* _WRITTEN EXERCISE_: Provide an exact copy of the data, excluding the images.

— start of PROVIDED MATERIAL —

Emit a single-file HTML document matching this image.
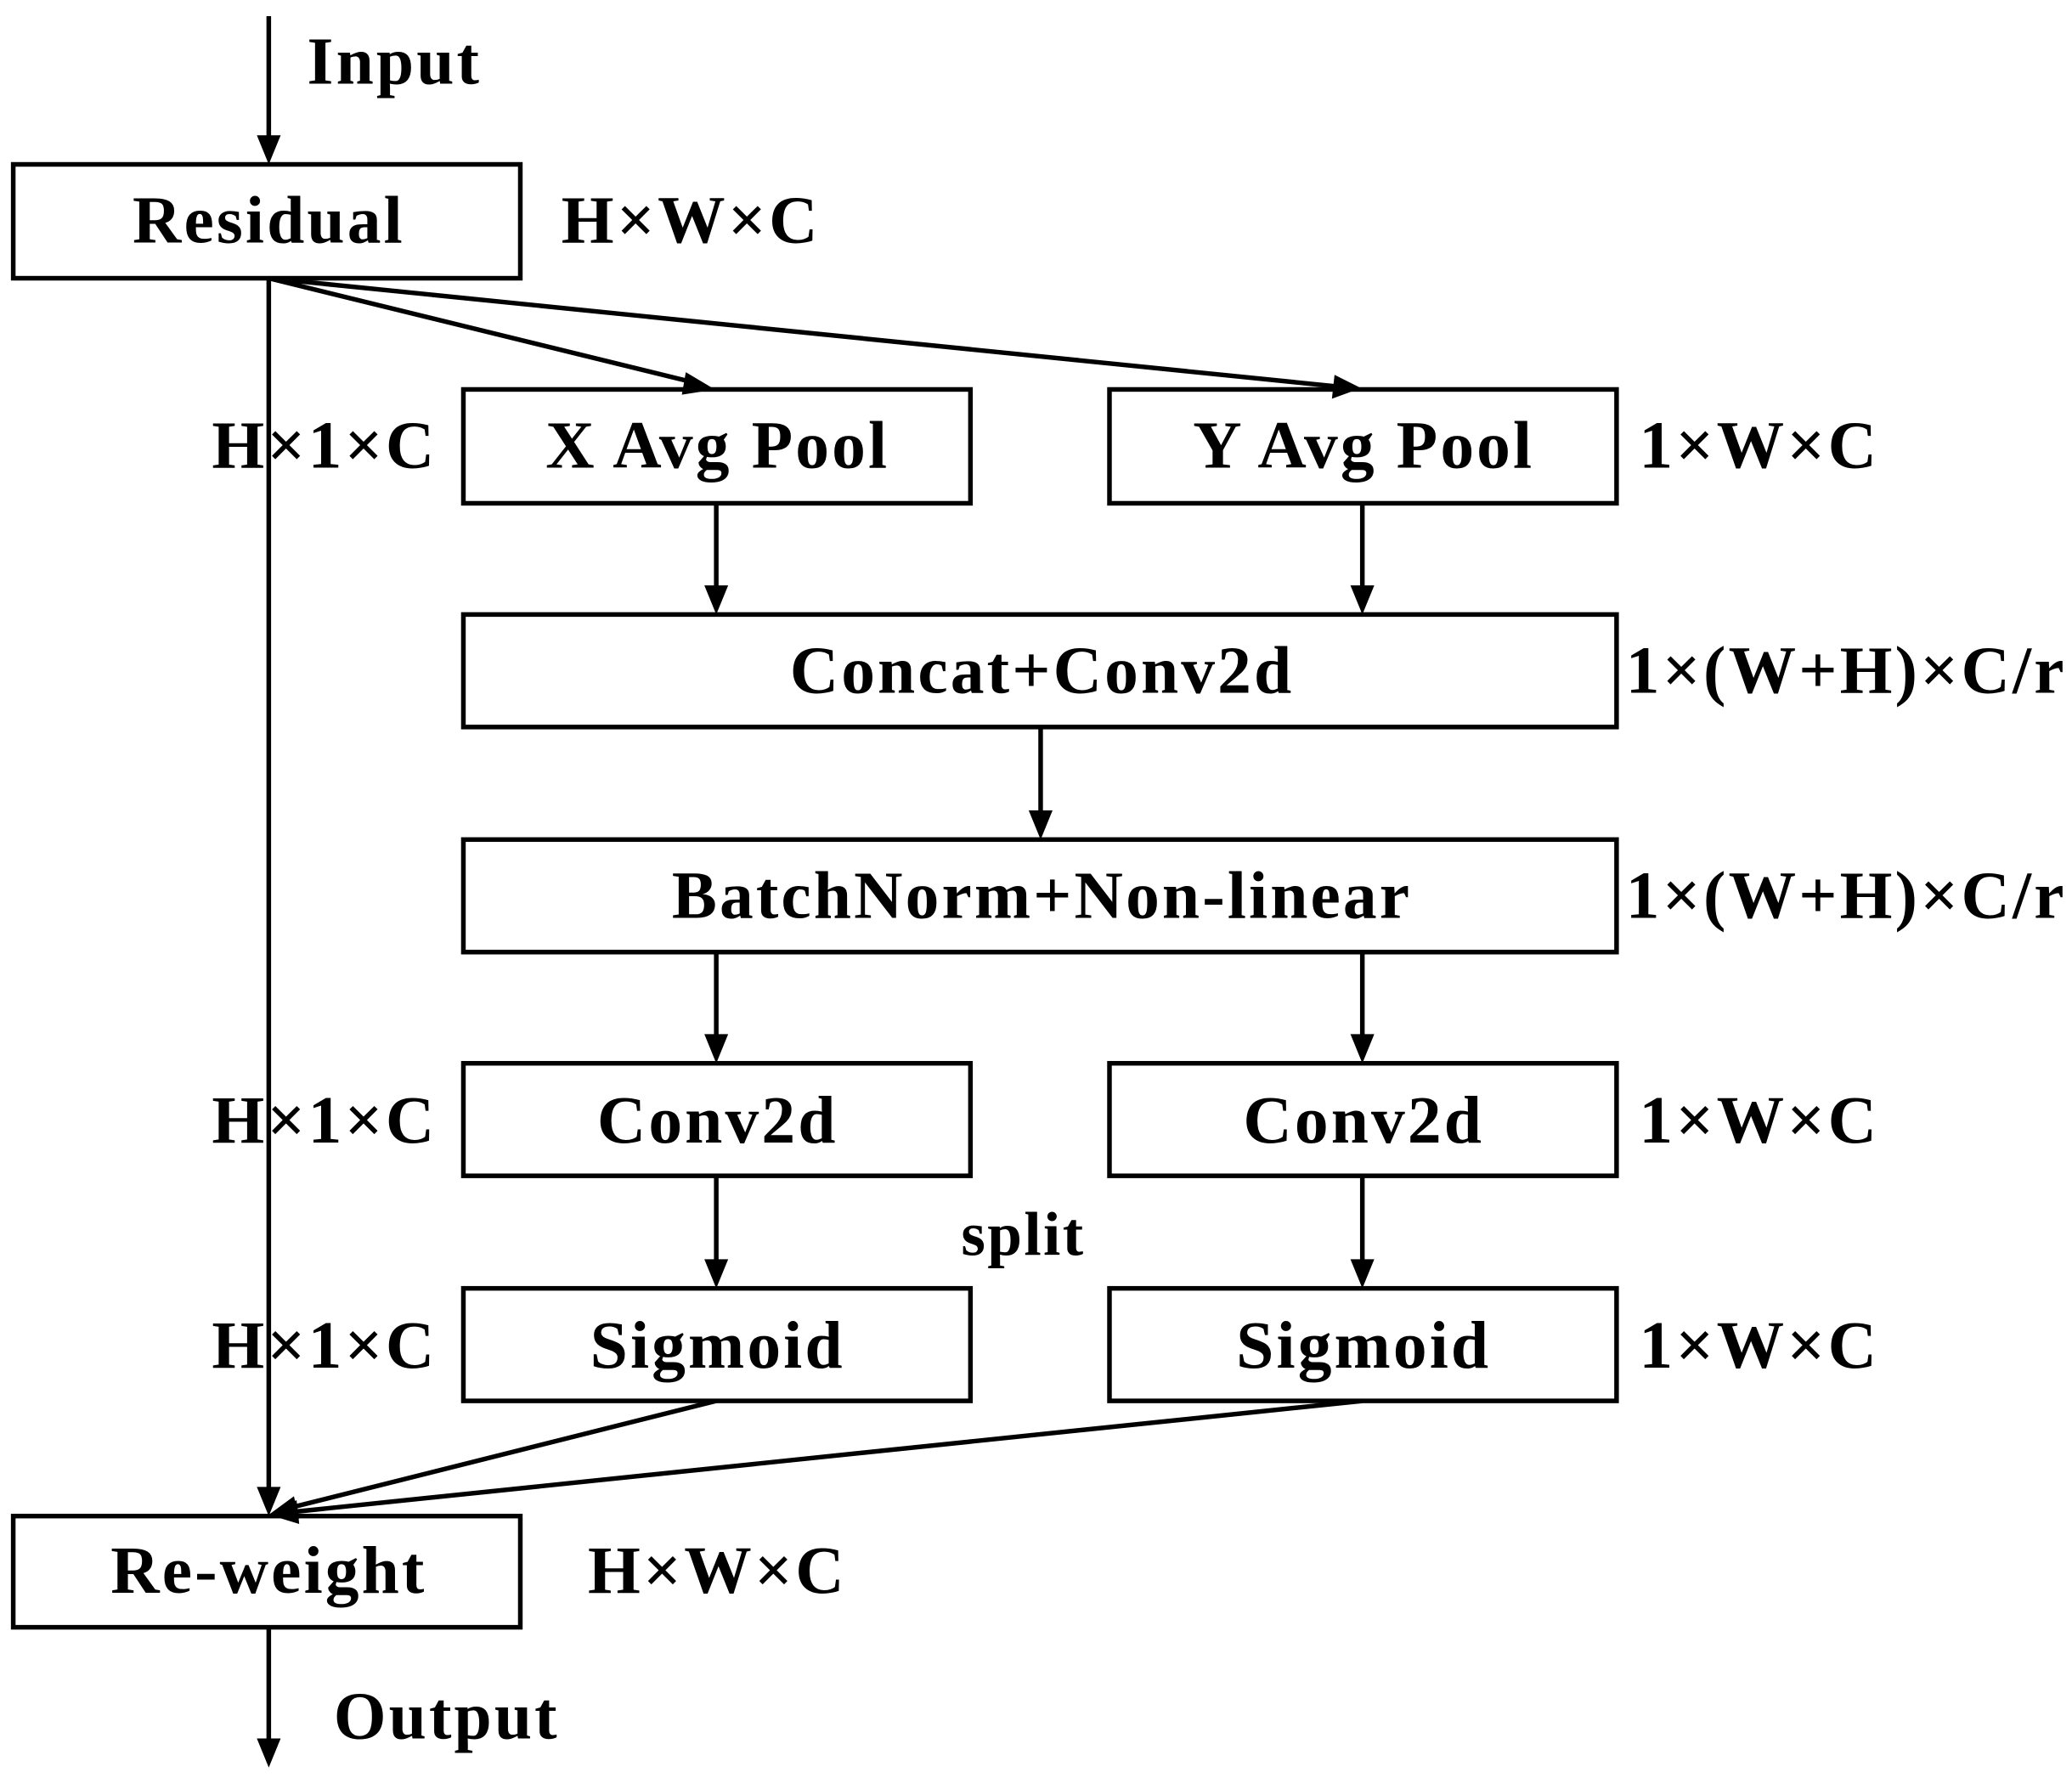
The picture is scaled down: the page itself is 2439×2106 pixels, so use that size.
<!DOCTYPE html>
<html><head><meta charset="utf-8"><style>
html,body{margin:0;padding:0;background:#fff;}
svg{display:block;}
text{font-family:"Liberation Serif",serif;font-weight:bold;fill:#000;}
</style></head><body>
<svg width="2439" height="2106" viewBox="0 0 1565 1351" xmlns="http://www.w3.org/2000/svg">
<g stroke="#000" stroke-width="3.5" fill="none">
<rect x="10" y="124" width="383" height="86"/>
<rect x="350" y="294" width="383" height="86"/>
<rect x="838" y="294" width="383" height="86"/>
<rect x="350" y="464" width="871" height="85"/>
<rect x="350" y="634" width="871" height="85"/>
<rect x="350" y="803" width="383" height="85"/>
<rect x="838" y="803" width="383" height="85"/>
<rect x="350" y="973" width="383" height="85"/>
<rect x="838" y="973" width="383" height="85"/>
<rect x="10" y="1145" width="383" height="84"/>
<line x1="203" y1="12" x2="203" y2="108"/>
<line x1="203" y1="210" x2="203" y2="1128"/>
<line x1="203" y1="210" x2="525" y2="289"/>
<line x1="203" y1="210" x2="1012" y2="292"/>
<line x1="541" y1="380" x2="541" y2="448"/>
<line x1="1029" y1="380" x2="1029" y2="448"/>
<line x1="786" y1="549" x2="786" y2="618"/>
<line x1="541" y1="719" x2="541" y2="787"/>
<line x1="1029" y1="719" x2="1029" y2="787"/>
<line x1="541" y1="888" x2="541" y2="957"/>
<line x1="1029" y1="888" x2="1029" y2="957"/>
<line x1="541" y1="1058" x2="218" y2="1139"/>
<line x1="1029" y1="1058" x2="220" y2="1142"/>
<line x1="203" y1="1229" x2="203" y2="1318"/>
</g>
<g fill="#000">
<polygon points="194,102 212,102 203,124"/>
<polygon points="194,1123 212,1123 203,1145"/>
<polygon points="518,281 515,298 540,294"/>
<polygon points="1008,283 1006,301 1028,293"/>
<polygon points="532,442 550,442 541,464"/>
<polygon points="1020,442 1038,442 1029,464"/>
<polygon points="777,612 795,612 786,634"/>
<polygon points="532,781 550,781 541,803"/>
<polygon points="1020,781 1038,781 1029,803"/>
<polygon points="532,951 550,951 541,973"/>
<polygon points="1020,951 1038,951 1029,973"/>
<polygon points="222,1130 226,1147 203,1144"/>
<polygon points="224,1133 226,1151 203,1144"/>
<polygon points="194,1313 212,1313 203,1335"/>
</g>
<g font-size="51" letter-spacing="2">
<text x="232" y="63">Input</text>
<text x="203" y="183" text-anchor="middle">Residual</text>
<text x="424" y="183">H×W×C</text>
<text x="160" y="353">H×1×C</text>
<text x="542" y="353" text-anchor="middle">X Avg Pool</text>
<text x="1030" y="353" text-anchor="middle">Y Avg Pool</text>
<text x="1238" y="353">1×W×C</text>
<text x="787" y="523" text-anchor="middle">Concat+Conv2d</text>
<text x="1228" y="523">1×(W+H)×C/r</text>
<text x="787" y="693" text-anchor="middle">BatchNorm+Non-linear</text>
<text x="1228" y="693">1×(W+H)×C/r</text>
<text x="160" y="863">H×1×C</text>
<text x="542" y="863" text-anchor="middle">Conv2d</text>
<text x="1030" y="863" text-anchor="middle">Conv2d</text>
<text x="1238" y="863">1×W×C</text>
<text x="726" y="948" font-size="47" letter-spacing="1.5">split</text>
<text x="160" y="1033">H×1×C</text>
<text x="542" y="1033" text-anchor="middle">Sigmoid</text>
<text x="1030" y="1033" text-anchor="middle">Sigmoid</text>
<text x="1238" y="1033">1×W×C</text>
<text x="203" y="1203" text-anchor="middle">Re-weight</text>
<text x="444" y="1203">H×W×C</text>
<text x="252" y="1313">Output</text>
</g>
</svg>
</body></html>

— end of PROVIDED MATERIAL —

* _IN RESPONSE_:
Emit a single-file HTML document matching this image.
The picture is scaled down: the page itself is 2439×2106 pixels, so use that size.
<!DOCTYPE html>
<html><head><meta charset="utf-8"><style>
html,body{margin:0;padding:0;background:#fff;}
svg{display:block;}
text{font-family:"Liberation Serif",serif;font-weight:bold;fill:#000;}
</style></head><body>
<svg width="2439" height="2106" viewBox="0 0 1565 1351" xmlns="http://www.w3.org/2000/svg">
<g stroke="#000" stroke-width="3.5" fill="none">
<rect x="10" y="124" width="383" height="86"/>
<rect x="350" y="294" width="383" height="86"/>
<rect x="838" y="294" width="383" height="86"/>
<rect x="350" y="464" width="871" height="85"/>
<rect x="350" y="634" width="871" height="85"/>
<rect x="350" y="803" width="383" height="85"/>
<rect x="838" y="803" width="383" height="85"/>
<rect x="350" y="973" width="383" height="85"/>
<rect x="838" y="973" width="383" height="85"/>
<rect x="10" y="1145" width="383" height="84"/>
<line x1="203" y1="12" x2="203" y2="108"/>
<line x1="203" y1="210" x2="203" y2="1128"/>
<line x1="203" y1="210" x2="525" y2="289"/>
<line x1="203" y1="210" x2="1012" y2="292"/>
<line x1="541" y1="380" x2="541" y2="448"/>
<line x1="1029" y1="380" x2="1029" y2="448"/>
<line x1="786" y1="549" x2="786" y2="618"/>
<line x1="541" y1="719" x2="541" y2="787"/>
<line x1="1029" y1="719" x2="1029" y2="787"/>
<line x1="541" y1="888" x2="541" y2="957"/>
<line x1="1029" y1="888" x2="1029" y2="957"/>
<line x1="541" y1="1058" x2="218" y2="1139"/>
<line x1="1029" y1="1058" x2="220" y2="1142"/>
<line x1="203" y1="1229" x2="203" y2="1318"/>
</g>
<g fill="#000">
<polygon points="194,102 212,102 203,124"/>
<polygon points="194,1123 212,1123 203,1145"/>
<polygon points="518,281 515,298 540,294"/>
<polygon points="1008,283 1006,301 1028,293"/>
<polygon points="532,442 550,442 541,464"/>
<polygon points="1020,442 1038,442 1029,464"/>
<polygon points="777,612 795,612 786,634"/>
<polygon points="532,781 550,781 541,803"/>
<polygon points="1020,781 1038,781 1029,803"/>
<polygon points="532,951 550,951 541,973"/>
<polygon points="1020,951 1038,951 1029,973"/>
<polygon points="222,1130 226,1147 203,1144"/>
<polygon points="224,1133 226,1151 203,1144"/>
<polygon points="194,1313 212,1313 203,1335"/>
</g>
<g font-size="51" letter-spacing="2">
<text x="232" y="63">Input</text>
<text x="203" y="183" text-anchor="middle">Residual</text>
<text x="424" y="183">H×W×C</text>
<text x="160" y="353">H×1×C</text>
<text x="542" y="353" text-anchor="middle">X Avg Pool</text>
<text x="1030" y="353" text-anchor="middle">Y Avg Pool</text>
<text x="1238" y="353">1×W×C</text>
<text x="787" y="523" text-anchor="middle">Concat+Conv2d</text>
<text x="1228" y="523">1×(W+H)×C/r</text>
<text x="787" y="693" text-anchor="middle">BatchNorm+Non-linear</text>
<text x="1228" y="693">1×(W+H)×C/r</text>
<text x="160" y="863">H×1×C</text>
<text x="542" y="863" text-anchor="middle">Conv2d</text>
<text x="1030" y="863" text-anchor="middle">Conv2d</text>
<text x="1238" y="863">1×W×C</text>
<text x="726" y="948" font-size="47" letter-spacing="1.5">split</text>
<text x="160" y="1033">H×1×C</text>
<text x="542" y="1033" text-anchor="middle">Sigmoid</text>
<text x="1030" y="1033" text-anchor="middle">Sigmoid</text>
<text x="1238" y="1033">1×W×C</text>
<text x="203" y="1203" text-anchor="middle">Re-weight</text>
<text x="444" y="1203">H×W×C</text>
<text x="252" y="1313">Output</text>
</g>
</svg>
</body></html>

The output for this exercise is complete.